[start of Material provided]

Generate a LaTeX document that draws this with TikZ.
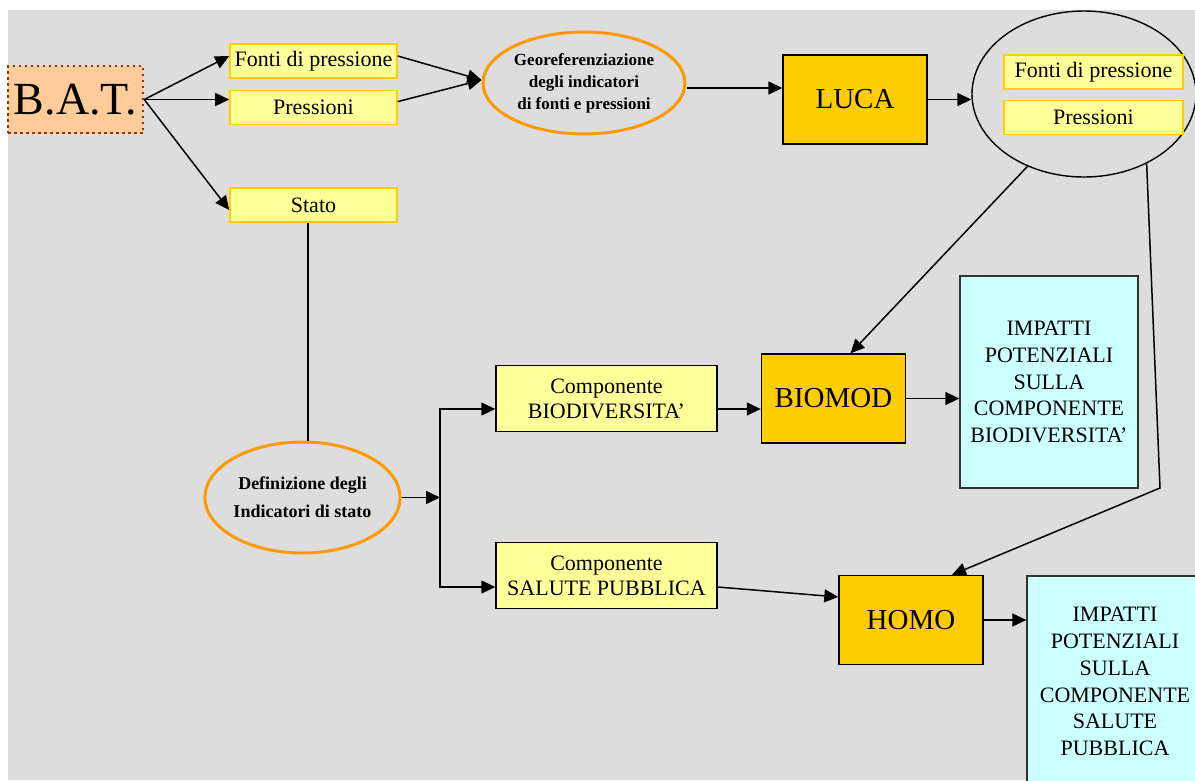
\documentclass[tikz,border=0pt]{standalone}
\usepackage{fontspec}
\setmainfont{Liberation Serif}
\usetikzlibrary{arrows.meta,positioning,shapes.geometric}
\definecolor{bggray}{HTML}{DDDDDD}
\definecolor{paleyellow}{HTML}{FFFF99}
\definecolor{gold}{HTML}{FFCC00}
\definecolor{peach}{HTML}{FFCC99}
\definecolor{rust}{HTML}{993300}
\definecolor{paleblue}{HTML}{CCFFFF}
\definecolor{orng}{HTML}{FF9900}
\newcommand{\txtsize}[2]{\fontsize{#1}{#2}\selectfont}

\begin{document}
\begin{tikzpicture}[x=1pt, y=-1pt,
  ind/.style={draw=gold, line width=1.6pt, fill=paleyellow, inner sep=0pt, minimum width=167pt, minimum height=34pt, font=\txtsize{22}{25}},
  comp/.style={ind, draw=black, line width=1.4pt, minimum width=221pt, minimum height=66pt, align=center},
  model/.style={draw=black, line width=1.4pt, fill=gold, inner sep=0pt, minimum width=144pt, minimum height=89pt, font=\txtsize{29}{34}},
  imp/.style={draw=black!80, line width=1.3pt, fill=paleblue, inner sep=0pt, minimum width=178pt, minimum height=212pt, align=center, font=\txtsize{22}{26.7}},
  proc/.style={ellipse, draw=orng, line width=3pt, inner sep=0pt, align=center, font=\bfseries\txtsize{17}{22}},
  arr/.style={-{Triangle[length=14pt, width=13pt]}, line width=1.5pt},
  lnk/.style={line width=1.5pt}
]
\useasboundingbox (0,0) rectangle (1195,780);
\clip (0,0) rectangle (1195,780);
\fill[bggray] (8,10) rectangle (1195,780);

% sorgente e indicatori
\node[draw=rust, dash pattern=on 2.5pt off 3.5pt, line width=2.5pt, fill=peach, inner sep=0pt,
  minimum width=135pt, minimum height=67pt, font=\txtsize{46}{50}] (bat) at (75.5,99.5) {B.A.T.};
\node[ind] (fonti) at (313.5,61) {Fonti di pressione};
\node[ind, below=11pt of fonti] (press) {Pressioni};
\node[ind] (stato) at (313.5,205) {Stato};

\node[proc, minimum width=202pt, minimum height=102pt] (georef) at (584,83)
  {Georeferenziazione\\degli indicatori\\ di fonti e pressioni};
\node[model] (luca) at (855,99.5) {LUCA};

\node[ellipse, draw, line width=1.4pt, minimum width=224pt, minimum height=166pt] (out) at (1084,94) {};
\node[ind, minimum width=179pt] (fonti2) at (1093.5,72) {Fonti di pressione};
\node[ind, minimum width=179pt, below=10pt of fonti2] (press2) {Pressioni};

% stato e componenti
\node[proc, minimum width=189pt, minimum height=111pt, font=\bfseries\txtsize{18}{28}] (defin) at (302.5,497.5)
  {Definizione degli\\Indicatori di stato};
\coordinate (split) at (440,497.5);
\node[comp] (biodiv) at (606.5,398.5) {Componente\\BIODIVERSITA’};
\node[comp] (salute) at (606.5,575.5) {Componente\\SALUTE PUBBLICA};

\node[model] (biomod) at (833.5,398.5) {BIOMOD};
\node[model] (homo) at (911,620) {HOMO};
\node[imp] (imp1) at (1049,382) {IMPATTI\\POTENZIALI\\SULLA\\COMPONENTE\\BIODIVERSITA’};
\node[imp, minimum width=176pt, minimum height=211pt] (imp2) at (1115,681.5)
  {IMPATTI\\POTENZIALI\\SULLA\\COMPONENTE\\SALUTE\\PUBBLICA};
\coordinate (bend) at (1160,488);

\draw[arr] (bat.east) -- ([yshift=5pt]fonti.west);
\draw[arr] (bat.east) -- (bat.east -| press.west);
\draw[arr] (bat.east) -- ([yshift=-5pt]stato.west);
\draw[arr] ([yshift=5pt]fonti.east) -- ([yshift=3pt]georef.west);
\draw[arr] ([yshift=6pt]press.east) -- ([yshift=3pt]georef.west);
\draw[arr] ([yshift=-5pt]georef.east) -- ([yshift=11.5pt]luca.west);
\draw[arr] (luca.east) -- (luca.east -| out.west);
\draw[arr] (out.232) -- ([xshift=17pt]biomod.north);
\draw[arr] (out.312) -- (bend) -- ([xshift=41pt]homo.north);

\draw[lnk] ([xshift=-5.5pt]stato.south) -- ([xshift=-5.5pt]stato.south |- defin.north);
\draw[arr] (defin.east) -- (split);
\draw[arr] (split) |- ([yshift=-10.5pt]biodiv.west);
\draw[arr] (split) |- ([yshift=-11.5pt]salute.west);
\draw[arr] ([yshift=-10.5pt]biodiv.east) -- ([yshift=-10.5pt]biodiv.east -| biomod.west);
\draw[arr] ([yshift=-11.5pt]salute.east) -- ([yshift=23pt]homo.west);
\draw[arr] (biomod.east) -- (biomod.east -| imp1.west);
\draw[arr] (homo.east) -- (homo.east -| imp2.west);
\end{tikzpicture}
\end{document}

[end of Material provided]

Objective:
Each line of the data should be quoted exactly, with pictures left out.

Solution to this exercise:
Generate a LaTeX document that draws this with TikZ.
\documentclass[tikz,border=0pt]{standalone}
\usepackage{fontspec}
\setmainfont{Liberation Serif}
\usetikzlibrary{arrows.meta,positioning,shapes.geometric}
\definecolor{bggray}{HTML}{DDDDDD}
\definecolor{paleyellow}{HTML}{FFFF99}
\definecolor{gold}{HTML}{FFCC00}
\definecolor{peach}{HTML}{FFCC99}
\definecolor{rust}{HTML}{993300}
\definecolor{paleblue}{HTML}{CCFFFF}
\definecolor{orng}{HTML}{FF9900}
\newcommand{\txtsize}[2]{\fontsize{#1}{#2}\selectfont}

\begin{document}
\begin{tikzpicture}[x=1pt, y=-1pt,
  ind/.style={draw=gold, line width=1.6pt, fill=paleyellow, inner sep=0pt, minimum width=167pt, minimum height=34pt, font=\txtsize{22}{25}},
  comp/.style={ind, draw=black, line width=1.4pt, minimum width=221pt, minimum height=66pt, align=center},
  model/.style={draw=black, line width=1.4pt, fill=gold, inner sep=0pt, minimum width=144pt, minimum height=89pt, font=\txtsize{29}{34}},
  imp/.style={draw=black!80, line width=1.3pt, fill=paleblue, inner sep=0pt, minimum width=178pt, minimum height=212pt, align=center, font=\txtsize{22}{26.7}},
  proc/.style={ellipse, draw=orng, line width=3pt, inner sep=0pt, align=center, font=\bfseries\txtsize{17}{22}},
  arr/.style={-{Triangle[length=14pt, width=13pt]}, line width=1.5pt},
  lnk/.style={line width=1.5pt}
]
\useasboundingbox (0,0) rectangle (1195,780);
\clip (0,0) rectangle (1195,780);
\fill[bggray] (8,10) rectangle (1195,780);

% sorgente e indicatori
\node[draw=rust, dash pattern=on 2.5pt off 3.5pt, line width=2.5pt, fill=peach, inner sep=0pt,
  minimum width=135pt, minimum height=67pt, font=\txtsize{46}{50}] (bat) at (75.5,99.5) {B.A.T.};
\node[ind] (fonti) at (313.5,61) {Fonti di pressione};
\node[ind, below=11pt of fonti] (press) {Pressioni};
\node[ind] (stato) at (313.5,205) {Stato};

\node[proc, minimum width=202pt, minimum height=102pt] (georef) at (584,83)
  {Georeferenziazione\\degli indicatori\\ di fonti e pressioni};
\node[model] (luca) at (855,99.5) {LUCA};

\node[ellipse, draw, line width=1.4pt, minimum width=224pt, minimum height=166pt] (out) at (1084,94) {};
\node[ind, minimum width=179pt] (fonti2) at (1093.5,72) {Fonti di pressione};
\node[ind, minimum width=179pt, below=10pt of fonti2] (press2) {Pressioni};

% stato e componenti
\node[proc, minimum width=189pt, minimum height=111pt, font=\bfseries\txtsize{18}{28}] (defin) at (302.5,497.5)
  {Definizione degli\\Indicatori di stato};
\coordinate (split) at (440,497.5);
\node[comp] (biodiv) at (606.5,398.5) {Componente\\BIODIVERSITA’};
\node[comp] (salute) at (606.5,575.5) {Componente\\SALUTE PUBBLICA};

\node[model] (biomod) at (833.5,398.5) {BIOMOD};
\node[model] (homo) at (911,620) {HOMO};
\node[imp] (imp1) at (1049,382) {IMPATTI\\POTENZIALI\\SULLA\\COMPONENTE\\BIODIVERSITA’};
\node[imp, minimum width=176pt, minimum height=211pt] (imp2) at (1115,681.5)
  {IMPATTI\\POTENZIALI\\SULLA\\COMPONENTE\\SALUTE\\PUBBLICA};
\coordinate (bend) at (1160,488);

\draw[arr] (bat.east) -- ([yshift=5pt]fonti.west);
\draw[arr] (bat.east) -- (bat.east -| press.west);
\draw[arr] (bat.east) -- ([yshift=-5pt]stato.west);
\draw[arr] ([yshift=5pt]fonti.east) -- ([yshift=3pt]georef.west);
\draw[arr] ([yshift=6pt]press.east) -- ([yshift=3pt]georef.west);
\draw[arr] ([yshift=-5pt]georef.east) -- ([yshift=11.5pt]luca.west);
\draw[arr] (luca.east) -- (luca.east -| out.west);
\draw[arr] (out.232) -- ([xshift=17pt]biomod.north);
\draw[arr] (out.312) -- (bend) -- ([xshift=41pt]homo.north);

\draw[lnk] ([xshift=-5.5pt]stato.south) -- ([xshift=-5.5pt]stato.south |- defin.north);
\draw[arr] (defin.east) -- (split);
\draw[arr] (split) |- ([yshift=-10.5pt]biodiv.west);
\draw[arr] (split) |- ([yshift=-11.5pt]salute.west);
\draw[arr] ([yshift=-10.5pt]biodiv.east) -- ([yshift=-10.5pt]biodiv.east -| biomod.west);
\draw[arr] ([yshift=-11.5pt]salute.east) -- ([yshift=23pt]homo.west);
\draw[arr] (biomod.east) -- (biomod.east -| imp1.west);
\draw[arr] (homo.east) -- (homo.east -| imp2.west);
\end{tikzpicture}
\end{document}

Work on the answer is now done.